Task to carry out — Skip the pictures. Reproduce all other material exactly.
::: Collected data
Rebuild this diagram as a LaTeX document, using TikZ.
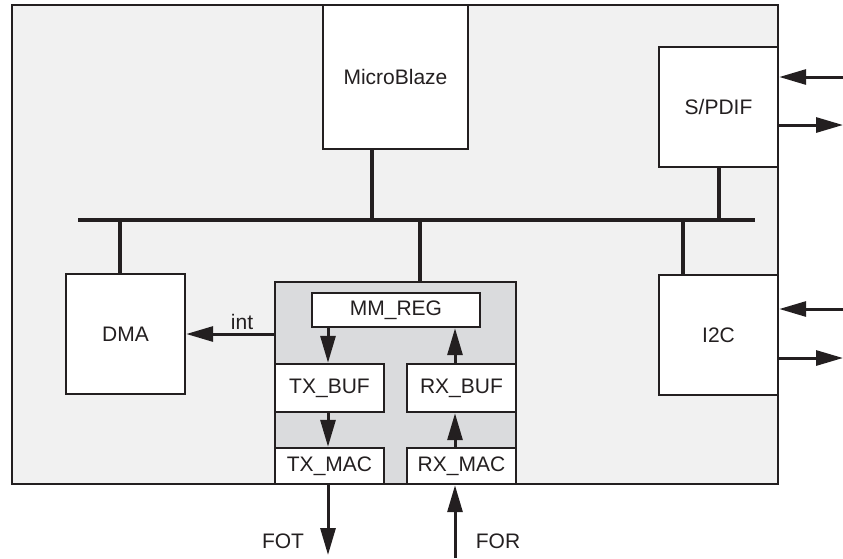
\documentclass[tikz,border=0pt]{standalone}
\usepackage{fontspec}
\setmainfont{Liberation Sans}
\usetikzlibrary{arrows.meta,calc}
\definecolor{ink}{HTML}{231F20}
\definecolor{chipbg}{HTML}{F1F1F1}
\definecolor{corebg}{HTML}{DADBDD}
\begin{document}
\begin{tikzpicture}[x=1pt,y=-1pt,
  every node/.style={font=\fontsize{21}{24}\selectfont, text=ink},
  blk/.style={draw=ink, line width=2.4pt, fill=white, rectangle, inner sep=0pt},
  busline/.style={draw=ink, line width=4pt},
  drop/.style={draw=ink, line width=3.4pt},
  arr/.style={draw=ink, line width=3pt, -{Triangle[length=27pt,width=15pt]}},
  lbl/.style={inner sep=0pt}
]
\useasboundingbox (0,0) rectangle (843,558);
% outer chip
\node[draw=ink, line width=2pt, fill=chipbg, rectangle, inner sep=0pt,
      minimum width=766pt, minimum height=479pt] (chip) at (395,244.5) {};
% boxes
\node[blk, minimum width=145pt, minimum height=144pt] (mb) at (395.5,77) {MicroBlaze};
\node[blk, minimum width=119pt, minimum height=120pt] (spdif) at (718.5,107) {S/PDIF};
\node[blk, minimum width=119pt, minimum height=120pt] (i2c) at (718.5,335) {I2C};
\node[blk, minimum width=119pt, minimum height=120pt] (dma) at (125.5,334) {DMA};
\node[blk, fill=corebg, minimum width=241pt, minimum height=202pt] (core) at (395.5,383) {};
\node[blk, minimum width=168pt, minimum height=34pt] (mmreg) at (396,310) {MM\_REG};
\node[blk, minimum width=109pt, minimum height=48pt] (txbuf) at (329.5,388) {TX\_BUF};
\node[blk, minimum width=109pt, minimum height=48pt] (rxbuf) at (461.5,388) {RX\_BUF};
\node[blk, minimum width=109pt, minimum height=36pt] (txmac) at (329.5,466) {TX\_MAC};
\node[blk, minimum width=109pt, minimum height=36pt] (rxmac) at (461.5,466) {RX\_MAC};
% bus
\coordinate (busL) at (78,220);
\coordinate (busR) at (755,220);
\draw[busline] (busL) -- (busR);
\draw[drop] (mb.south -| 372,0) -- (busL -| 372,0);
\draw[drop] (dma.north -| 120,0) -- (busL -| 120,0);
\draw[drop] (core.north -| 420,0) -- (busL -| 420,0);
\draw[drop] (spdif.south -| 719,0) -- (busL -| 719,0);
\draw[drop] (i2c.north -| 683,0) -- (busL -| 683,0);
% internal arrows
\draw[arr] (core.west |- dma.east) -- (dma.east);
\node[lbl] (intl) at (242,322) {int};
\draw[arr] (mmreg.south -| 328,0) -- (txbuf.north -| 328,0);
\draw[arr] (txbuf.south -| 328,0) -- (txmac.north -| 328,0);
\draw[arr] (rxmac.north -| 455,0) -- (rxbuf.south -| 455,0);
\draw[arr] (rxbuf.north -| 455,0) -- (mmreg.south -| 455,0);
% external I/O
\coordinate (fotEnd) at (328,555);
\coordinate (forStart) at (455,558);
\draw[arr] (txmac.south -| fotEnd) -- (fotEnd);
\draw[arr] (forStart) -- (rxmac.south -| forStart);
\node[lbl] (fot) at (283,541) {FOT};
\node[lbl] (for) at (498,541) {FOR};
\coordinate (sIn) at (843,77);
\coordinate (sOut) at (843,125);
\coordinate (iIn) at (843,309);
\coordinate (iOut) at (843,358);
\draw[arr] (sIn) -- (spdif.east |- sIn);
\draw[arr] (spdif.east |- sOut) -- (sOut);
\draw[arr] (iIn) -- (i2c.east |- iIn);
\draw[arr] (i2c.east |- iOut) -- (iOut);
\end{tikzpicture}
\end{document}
::::::
Task response —
Rebuild this diagram as a LaTeX document, using TikZ.
\documentclass[tikz,border=0pt]{standalone}
\usepackage{fontspec}
\setmainfont{Liberation Sans}
\usetikzlibrary{arrows.meta,calc}
\definecolor{ink}{HTML}{231F20}
\definecolor{chipbg}{HTML}{F1F1F1}
\definecolor{corebg}{HTML}{DADBDD}
\begin{document}
\begin{tikzpicture}[x=1pt,y=-1pt,
  every node/.style={font=\fontsize{21}{24}\selectfont, text=ink},
  blk/.style={draw=ink, line width=2.4pt, fill=white, rectangle, inner sep=0pt},
  busline/.style={draw=ink, line width=4pt},
  drop/.style={draw=ink, line width=3.4pt},
  arr/.style={draw=ink, line width=3pt, -{Triangle[length=27pt,width=15pt]}},
  lbl/.style={inner sep=0pt}
]
\useasboundingbox (0,0) rectangle (843,558);
% outer chip
\node[draw=ink, line width=2pt, fill=chipbg, rectangle, inner sep=0pt,
      minimum width=766pt, minimum height=479pt] (chip) at (395,244.5) {};
% boxes
\node[blk, minimum width=145pt, minimum height=144pt] (mb) at (395.5,77) {MicroBlaze};
\node[blk, minimum width=119pt, minimum height=120pt] (spdif) at (718.5,107) {S/PDIF};
\node[blk, minimum width=119pt, minimum height=120pt] (i2c) at (718.5,335) {I2C};
\node[blk, minimum width=119pt, minimum height=120pt] (dma) at (125.5,334) {DMA};
\node[blk, fill=corebg, minimum width=241pt, minimum height=202pt] (core) at (395.5,383) {};
\node[blk, minimum width=168pt, minimum height=34pt] (mmreg) at (396,310) {MM\_REG};
\node[blk, minimum width=109pt, minimum height=48pt] (txbuf) at (329.5,388) {TX\_BUF};
\node[blk, minimum width=109pt, minimum height=48pt] (rxbuf) at (461.5,388) {RX\_BUF};
\node[blk, minimum width=109pt, minimum height=36pt] (txmac) at (329.5,466) {TX\_MAC};
\node[blk, minimum width=109pt, minimum height=36pt] (rxmac) at (461.5,466) {RX\_MAC};
% bus
\coordinate (busL) at (78,220);
\coordinate (busR) at (755,220);
\draw[busline] (busL) -- (busR);
\draw[drop] (mb.south -| 372,0) -- (busL -| 372,0);
\draw[drop] (dma.north -| 120,0) -- (busL -| 120,0);
\draw[drop] (core.north -| 420,0) -- (busL -| 420,0);
\draw[drop] (spdif.south -| 719,0) -- (busL -| 719,0);
\draw[drop] (i2c.north -| 683,0) -- (busL -| 683,0);
% internal arrows
\draw[arr] (core.west |- dma.east) -- (dma.east);
\node[lbl] (intl) at (242,322) {int};
\draw[arr] (mmreg.south -| 328,0) -- (txbuf.north -| 328,0);
\draw[arr] (txbuf.south -| 328,0) -- (txmac.north -| 328,0);
\draw[arr] (rxmac.north -| 455,0) -- (rxbuf.south -| 455,0);
\draw[arr] (rxbuf.north -| 455,0) -- (mmreg.south -| 455,0);
% external I/O
\coordinate (fotEnd) at (328,555);
\coordinate (forStart) at (455,558);
\draw[arr] (txmac.south -| fotEnd) -- (fotEnd);
\draw[arr] (forStart) -- (rxmac.south -| forStart);
\node[lbl] (fot) at (283,541) {FOT};
\node[lbl] (for) at (498,541) {FOR};
\coordinate (sIn) at (843,77);
\coordinate (sOut) at (843,125);
\coordinate (iIn) at (843,309);
\coordinate (iOut) at (843,358);
\draw[arr] (sIn) -- (spdif.east |- sIn);
\draw[arr] (spdif.east |- sOut) -- (sOut);
\draw[arr] (iIn) -- (i2c.east |- iIn);
\draw[arr] (i2c.east |- iOut) -- (iOut);
\end{tikzpicture}
\end{document}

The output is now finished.